Le bitcoin est peut-être une monnaie virtuelle, mais ses exploitants devront avoir une autorisation bien réelle. L'Autorité des marchés financiers (AMF) exigera dorénavant un permis, qui ne sera délivré qu'après une enquête policière qui démontrera «la probité et les bonnes moeurs» des propriétaires de guichets. Les entreprises devront également vérifier l'identité de leurs clients et tenir des registres des transactions.

Ces obligations, qui sont entrées en vigueur hier, concernent les 18 guichets bitcoin de la grande région de Montréal et celui de Québec, ainsi que 2 plateformes d'échange. Le premier guichet a vu le jour il y a un an boulevard Saint-Laurent. On peut, à ces endroits, acheter comptant des monnaies virtuelles, essentiellement des bitcoins. Les exploitants bénéficieront d'une «période d'ajustement» mais devront demander leur permis «dans les meilleurs délais», dit Sylvain Théberge, porte-parole de l'Autorité des marchés financiers.

«Il y a une précision importante à faire: l'AMF va encadrer les guichets automatiques offrant la monnaie virtuelle, mais l'AMF n'encadre pas pour autant ces monnaies, dit M. Théberge. On réitère les messages de prévention au consommateur. Ça demeure une monnaie virtuelle avec beaucoup de risque.»

Dans son communiqué, l'AMF souligne en outre que l'anonymat des transactions et leur faible coût pourraient être utilisés pour «faciliter la fraude», notamment des «combines à la Ponzi». «On n'a pas de dossiers ou d'éléments qui nous permettent de croire qu'on a ça au Québec, mais ça s'est vu ailleurs dans le monde», dit M. Théberge.

«Mythe populaire»

À l'Ambassade Bitcoin, boulevard Saint-Laurent, on se dit d'entrée de jeu prêt à satisfaire rapidement aux exigences de l'AMF. Concrètement, on va assister les deux exploitants des guichets au rez-de-chaussée de l'immeuble abritant l'organisme, précise Francis Pouliot, directeur des affaires publiques à l'Ambassade.

Il estime que cette décision de l'AMF vient confirmer indirectement que le bitcoin est bel et bien une monnaie, ce que contestent la plupart des banques centrales.

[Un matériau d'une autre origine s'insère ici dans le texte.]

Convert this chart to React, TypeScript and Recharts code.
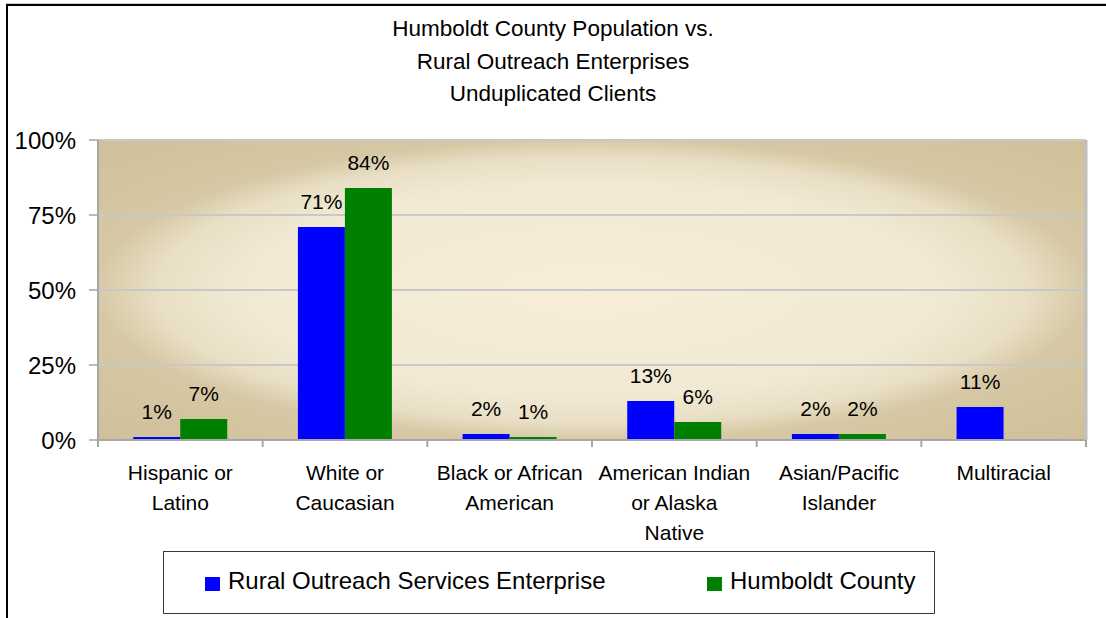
import React from "react";
import {
  Bar,
  BarChart,
  CartesianGrid,
  LabelList,
  Legend,
  XAxis,
  YAxis,
} from "recharts";

// categories, "\n" marks where the axis label wraps
const categories = [
  "Hispanic or\nLatino",
  "White or\nCaucasian",
  "Black or African\nAmerican",
  "American Indian\nor Alaska\nNative",
  "Asian/Pacific\nIslander",
  "Multiracial",
];
const roseValues = [1, 71, 2, 13, 2, 11];
const humboldtValues: (number | null)[] = [7, 84, 1, 6, 2, null];
const yTicks = [0, 25, 50, 75, 100];
const seriesOrder = ["rose", "humboldt"];

const titleLines = [
  "Humboldt County Population vs.",
  "Rural Outreach Enterprises",
  "Unduplicated Clients",
];

const FONT = '"Liberation Sans", Arial, sans-serif';

const data = categories.map((name, i) => ({
  name,
  rose: roseValues[i],
  humboldt: humboldtValues[i],
}));

const renderBarLabel = (props: any) => {
  const { x, y, width, value } = props;
  if (value == null) return null;
  return (
    <text
      x={Number(x) + Number(width) / 2}
      y={Number(y) - 18}
      textAnchor="middle"
      fontSize={21}
      fontFamily={FONT}
      fill="#000"
    >
      {value}%
    </text>
  );
};

const CategoryTick = (props: any) => {
  const { x, y, payload, index } = props;
  const half = payload?.offset ?? 82.33;
  const lines = String(payload.value).split("\n");
  return (
    <g>
      <line x1={x - half} x2={x - half} y1={y} y2={y + 7} stroke="#a6a6a6" strokeWidth={2} />
      {index === categories.length - 1 && (
        <line x1={x + half} x2={x + half} y1={y} y2={y + 7} stroke="#a6a6a6" strokeWidth={2} />
      )}
      <text textAnchor="middle" fontSize={21} fontFamily={FONT} fill="#000">
        {lines.map((l, i) => (
          <tspan key={i} x={x} y={y + 40 + i * 30}>
            {l}
          </tspan>
        ))}
      </text>
    </g>
  );
};

const LegendBox = (props: any) => {
  const items = [...(props.payload || [])].sort(
    (a: any, b: any) => seriesOrder.indexOf(a.dataKey) - seriesOrder.indexOf(b.dataKey)
  );
  const lefts = [41, 543];
  return (
    <div
      style={{
        position: "relative",
        width: 772,
        height: 63,
        boxSizing: "border-box",
        border: "1.5px solid #3a3a3a",
        background: "#fff",
        fontFamily: FONT,
      }}
    >
      {items.map((it: any, i: number) => (
        <div
          key={i}
          style={{
            position: "absolute",
            left: lefts[i],
            top: 14,
            display: "flex",
            alignItems: "center",
            whiteSpace: "nowrap",
          }}
        >
          <span
            style={{
              display: "inline-block",
              width: 15,
              height: 14,
              background: it.color,
              marginRight: 8,
              marginTop: 5,
            }}
          />
          <span style={{ fontSize: 24, color: "#000", lineHeight: "30px" }}>{it.value}</span>
        </div>
      ))}
    </div>
  );
};

export default function App() {
  return (
    <div
      style={{
        position: "absolute",
        left: 0,
        top: 0,
        width: 1106,
        height: 618,
        overflow: "hidden",
        background: "#fff",
        fontFamily: FONT,
      }}
    >
      <div
        style={{
          position: "absolute",
          left: 6,
          top: 4,
          width: 1200,
          height: 700,
          borderLeft: "2px solid #000",
          borderTop: "2px solid #000",
          boxShadow: "0 -1px 0 #c8c8c8",
        }}
      />
      <div
        style={{
          position: "absolute",
          left: 0,
          top: 13,
          width: 1106,
          textAlign: "center",
          fontSize: 22.5,
          lineHeight: "32.5px",
          color: "#000",
        }}
      >
        {titleLines.map((t) => (
          <div key={t}>{t}</div>
        ))}
      </div>
      <div style={{ position: "absolute", left: 0, top: 0 }}>
        <BarChart
          width={1106}
          height={618}
          data={data}
          margin={{ top: 140, right: 19, left: 18, bottom: 88 }}
          barCategoryGap="21.4%"
          barGap={0}
        >
          <defs>
            <radialGradient id="plotBg" cx="50%" cy="50%" r="71%">
              <stop offset="0%" stopColor="#f8eed8" />
              <stop offset="50%" stopColor="#f1e9d4" />
              <stop offset="62%" stopColor="#e9dfc5" />
              <stop offset="71%" stopColor="#d6c8a4" />
              <stop offset="100%" stopColor="#cfc09a" />
            </radialGradient>
          </defs>
          <CartesianGrid
            vertical={false}
            stroke="#c8c8c8"
            strokeWidth={2}
            fill="url(#plotBg)"
            fillOpacity={1}
          />
          <XAxis
            dataKey="name"
            interval={0}
            height={90}
            tickLine={false}
            tickSize={0}
            tickMargin={0}
            axisLine={{ stroke: "#a6a6a6", strokeWidth: 2 }}
            tick={<CategoryTick />}
          />
          <YAxis
            width={80}
            domain={[0, 100]}
            ticks={yTicks}
            interval={0}
            tickFormatter={(v: number) => `${v}%`}
            tickSize={9}
            tickMargin={13}
            axisLine={{ stroke: "#a6a6a6", strokeWidth: 2 }}
            tickLine={{ stroke: "#a6a6a6", strokeWidth: 1.5 }}
            tick={{ fill: "#000", fontSize: 24, fontFamily: FONT }}
          />
          <YAxis
            yAxisId="right"
            orientation="right"
            width={1}
            domain={[0, 100]}
            tick={false}
            tickLine={false}
            axisLine={{ stroke: "#c0c0c0", strokeWidth: 3 }}
          />
          <Legend
            layout="horizontal"
            verticalAlign="middle"
            align="center"
            wrapperStyle={{ left: 163, top: 551, width: 772, height: 63 }}
            content={<LegendBox />}
          />
          <Bar
            dataKey="rose"
            name="Rural Outreach Services Enterprise"
            fill="#0000ff"
            isAnimationActive={false}
          >
            <LabelList dataKey="rose" content={renderBarLabel} />
          </Bar>
          <Bar
            dataKey="humboldt"
            name="Humboldt County"
            fill="#008000"
            isAnimationActive={false}
          >
            <LabelList dataKey="humboldt" content={renderBarLabel} />
          </Bar>
        </BarChart>
      </div>
    </div>
  );
}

M. Pouliot déplore toutefois que l'AMF associe les monnaies virtuelles à la fraude et aux systèmes pyramidaux à la Ponzi. «Ça n'a aucun fondement dans la réalité, ce n'est soutenu par aucune preuve», dit-il. Il trouve en outre «particulier» que l'AMF ait pris cette décision alors qu'Ottawa élabore actuellement son propre projet de règlement sur les monnaies virtuelles.

«Les entrepreneurs québécois auront un fardeau administratif deux fois plus lourd que leurs homologues dans les autres provinces lorsque la réglementation fédérale sera implantée», affirme-t-il.

Quant à l'anonymat des transactions mentionné par l'AMF, il s'agit d'un «mythe populaire», soutient-il. Toutes les transactions sont inscrites dans un registre public décentralisé validé par des millions de participants. «Sans nul doute, les billets de banque canadiens sont beaucoup plus anonymes et plus propices pour des usages criminels que le bitcoin», a précisé M. Pouliot par courriel.

Qu'est-ce que le bitcoin?

Créée en 2009 par un informaticien, cette monnaie virtuelle est gérée par un algorithme complexe plutôt que par une banque centrale. Son cours, qui a atteint 1130$US en novembre 2013 avant de dégringoler, dépend entièrement de l'offre et de la demande. Tous les jours, 3600 nouveaux bitcoins sont versés en salaire à ceux qui utilisent leurs ordinateurs pour «miner», c'est-à-dire maintenir l'intégrité de ce gigantesque registre. Hier, on comptait 13,8 millions de bitcoins en circulation, d'une valeur unitaire de 276$CAN. Il s'agit, de loin, de la monnaie virtuelle la plus importante, avec une valeur représentant 92% de toutes celles qui sont répertoriées.